Yes. I’ll be looking forward to spending my time with a writer, one worthy of a little more respect than I (and probably many of us) have heretofore given him.
I just love a happy ending!
Thomas Parker is a native Southern Californian and a lifelong science fiction, fantasy, and mystery fan. When not corrupting the next generation as a fourth grade teacher, he collects Roger Corman movies, Silver Age comic books, Ace doubles, and despairing looks from his wife. His last article for us was Don’t Leave Earth Without It: Bill Warren’s Keep Watching the Skies! American Science Fiction Movies of the Fifties
Those of us who were around for the seventies know exactly what I mean when I say, “Van art.”
Hmm. Myers’ “Silverlock”… I have that one, and I think I enjoyed it…? And that it struck me as something along the lines of Robert Aspirin and Piers Anthony in terms of zaniness… I think. 🤔 There’s a lot of mental sludge atop that book, as far as a comparison goes.
Still!
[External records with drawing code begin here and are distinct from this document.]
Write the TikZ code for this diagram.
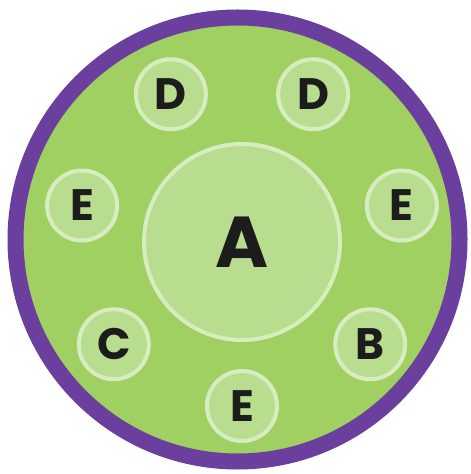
\documentclass[tikz,border=0pt]{standalone}
\usepackage{fontspec}
\setsansfont{Poppins}
\usepackage{xcolor}
\usepackage{tikz}
\usetikzlibrary{calc}
\definecolor{dgGrass}{HTML}{A0CF62}
\definecolor{dgLeaf}{HTML}{B9DD8E}
\definecolor{dgRim}{HTML}{D8EDBF}
\definecolor{dgPlum}{HTML}{6A3F9E}
\definecolor{dgInk}{HTML}{1C1C1C}
\tikzset{
  outer disc/.style={circle,draw=dgPlum,line width=8pt,fill=dgGrass,minimum size=222pt,inner sep=0pt},
  hub disc/.style={circle,draw=dgRim,line width=2pt,fill=dgLeaf,minimum size=98pt,inner sep=0pt,
    text=dgInk,font=\sffamily\bfseries\fontsize{36}{36}\selectfont},
  seat disc/.style={hub disc,minimum size=35pt,font=\sffamily\bfseries\fontsize{22}{22}\selectfont}
}

\begin{document}
\begin{tikzpicture}[x=0.5pt,y=-0.5pt]
\useasboundingbox[fill=white] (0,0) rectangle (470,474);
\node[outer disc] (rim) at (237.5,239.5) {};
\node[hub disc] (a) at (242,242) {A};
% ring of seats, 360/7 apart, starting at the bottom
\node[seat disc] (e1) at ($(a)+(-90:82pt)$) {E};
\node[seat disc] (b) at ($(a)+(-38.57:82pt)$) {B};
\node[seat disc] (e2) at ($(a)+(12.86:82pt)$) {E};
\node[seat disc] (d1) at ($(a)+(64.29:82pt)$) {D};
\node[seat disc] (d2) at ($(a)+(115.71:82pt)$) {D};
\node[seat disc] (e3) at ($(a)+(167.14:82pt)$) {E};
\node[seat disc] (c) at ($(a)+(218.57:82pt)$) {C};
\end{tikzpicture}
\end{document}
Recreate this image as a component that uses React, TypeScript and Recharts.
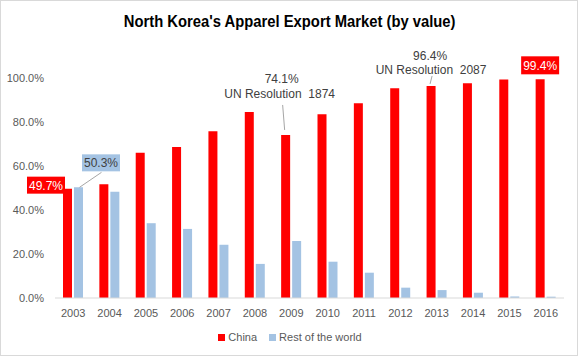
import { BarChart, Bar, XAxis, YAxis, LabelList } from 'recharts'

const years = ['2003', '2004', '2005', '2006', '2007', '2008', '2009', '2010', '2011', '2012', '2013', '2014', '2015', '2016']
const china = [49.7, 51.7, 66.0, 68.6, 75.8, 84.5, 74.1, 83.5, 88.5, 95.3, 96.4, 97.6, 99.3, 99.4]
const restOfWorld = [50.3, 48.3, 34.0, 31.4, 24.2, 15.5, 25.9, 16.5, 11.5, 4.7, 3.6, 2.4, 0.7, 0.6]
const yTicks = [0, 20, 40, 60, 80, 100]

const data = years.map((year, i) => ({ year, china: china[i], rest: restOfWorld[i] }))

const RED = '#ff0000'
const BLUE = '#a4c3e3'
const FONT = '"Liberation Sans", Arial, sans-serif'

const fmt = (v: number) => `${v.toFixed(1)}%`

const noteStyle = { whiteSpace: 'pre' as const }

function ChinaLabel(props: any) {
  const { x, y, width, index, value } = props
  const cx = x + width / 2
  if (index === 0) {
    return (
      <g>
        <rect x={x - 36} y={y - 12} width={38} height={17} fill={RED} />
        <text x={x - 17} y={y + 1} textAnchor="middle" fill="#fff" fontSize={12} fontFamily={FONT}>{fmt(value)}</text>
      </g>
    )
  }
  if (index === 6) {
    return (
      <g>
        <line x1={cx - 1} y1={y - 5} x2={cx - 3} y2={y - 30} stroke="#a6a6a6" />
        <text x={cx - 4} y={y - 52} textAnchor="middle" fill="#404040" fontSize={12} fontFamily={FONT}>{fmt(value)}</text>
        <text x={cx - 6} y={y - 37} textAnchor="middle" fill="#404040" fontSize={12} fontFamily={FONT} style={noteStyle}>UN Resolution  1874</text>
      </g>
    )
  }
  if (index === 10) {
    return (
      <g>
        <line x1={cx - 1} y1={y - 2} x2={cx + 1} y2={y - 10} stroke="#a6a6a6" />
        <text x={cx - 1} y={y - 26} textAnchor="middle" fill="#404040" fontSize={12} fontFamily={FONT}>{fmt(value)}</text>
        <text x={cx} y={y - 12} textAnchor="middle" fill="#404040" fontSize={12} fontFamily={FONT} style={noteStyle}>UN Resolution  2087</text>
      </g>
    )
  }
  if (index === 13) {
    return (
      <g>
        <rect x={cx - 19} y={y - 23} width={38} height={18} fill={RED} />
        <text x={cx} y={y - 9.5} textAnchor="middle" fill="#fff" fontSize={12} fontFamily={FONT}>{fmt(value)}</text>
      </g>
    )
  }
  return null
}

function RestLabel(props: any) {
  const { x, y, width, index, value } = props
  if (index !== 0) return null
  const cx = x + width / 2
  return (
    <g>
      <line x1={cx + 1} y1={y} x2={cx + 23} y2={y - 15} stroke="#a6a6a6" />
      <rect x={x + 8} y={y - 33} width={38} height={17} fill={BLUE} />
      <text x={x + 27} y={y - 20} textAnchor="middle" fill="#404040" fontSize={12} fontFamily={FONT}>{fmt(value)}</text>
    </g>
  )
}

export default function App() {
  return (
    <div style={{ position: 'absolute', left: 0, top: 0, width: 580, height: 356, background: '#fff' }}>
      <div style={{ position: 'absolute', left: 0, top: 0, width: 576, height: 354, border: '1px solid #d9d9d9' }} />
      <div
        style={{
          position: 'absolute',
          left: 0,
          top: 12,
          width: 580,
          textAlign: 'center',
          fontFamily: FONT,
          fontWeight: 'bold',
          fontSize: 17,
          color: '#000',
        }}
      >
        <span style={{ display: 'inline-block', transform: 'scaleX(0.87)', transformOrigin: 'center' }}>
          North Korea's Apparel Export Market (by value)
        </span>
      </div>
      <BarChart
        width={580}
        height={356}
        data={data}
        margin={{ top: 78, right: 16, bottom: 28, left: 0 }}
        barSize={9}
        barGap={2}
        style={{ position: 'absolute', left: 0, top: 0 }}
      >
        <XAxis
          dataKey="year"
          axisLine={{ stroke: '#d9d9d9' }}
          tickLine={false}
          tickMargin={5}
          tick={{ fill: '#595959', fontSize: 11, fontFamily: FONT }}
        />
        <YAxis
          width={55}
          domain={[0, 100]}
          ticks={yTicks}
          tickFormatter={(v: number) => fmt(v)}
          axisLine={false}
          tickLine={false}
          tickMargin={5}
          tick={{ fill: '#595959', fontSize: 11, fontFamily: FONT }}
        />
        <Bar dataKey="china" fill={RED} isAnimationActive={false}>
          <LabelList dataKey="china" content={ChinaLabel} />
        </Bar>
        <Bar dataKey="rest" fill={BLUE} isAnimationActive={false}>
          <LabelList dataKey="rest" content={RestLabel} />
        </Bar>
      </BarChart>
      <div
        style={{
          position: 'absolute',
          left: 0,
          top: 331,
          width: 580,
          display: 'flex',
          justifyContent: 'center',
          gap: 12,
          fontFamily: FONT,
          fontSize: 11,
          color: '#595959',
        }}
      >
        <span style={{ display: 'flex', alignItems: 'center', gap: 3 }}>
          <span style={{ width: 7, height: 7, background: RED, display: 'inline-block' }} />
          China
        </span>
        <span style={{ display: 'flex', alignItems: 'center', gap: 3 }}>
          <span style={{ width: 7, height: 7, background: BLUE, display: 'inline-block' }} />
          Rest of the world
        </span>
      </div>
    </div>
  )
}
It’s good to read a positive recommendation of some of Lin Carter’s work! As much as his naming conventions are going to make me groan, I like a good Edwardian twit and the “Callipygia” cover encourages me to think that the women other than the Fairy Godmother may develop into actual characters. So this series will be added to the TBR pile (which will be able to take it because I’ll shortly be through the “Carbonel” set).
Good article. 🙂
I wonder why the sub-heading “an adult fantasy” on two of these books (from the 1980s apparently). Were the marketing folks of the opinion that everyone thought of fantasy as a genre only enjoyed by kids? Or were they using “adult” as a way of implying “like a kid’s fantasy but with sex”? It seems like an odd locution for an era when there had already been quite a few inappropriate-for-kids fantasies published (Jane Gaskell was the 1960s, for one). Of course, now it’s totally superfluous since there are no adults left in western societies.
I’ve assumed that it was just a way of trading on Carter’s fame (such as it was) as editor of the Ballantine Adult Fantasy series. As I said, there’s a good deal of low-voltage ogling of Aramaspia’s endowments in Kesrick, but there’s nothing that even approaches sex.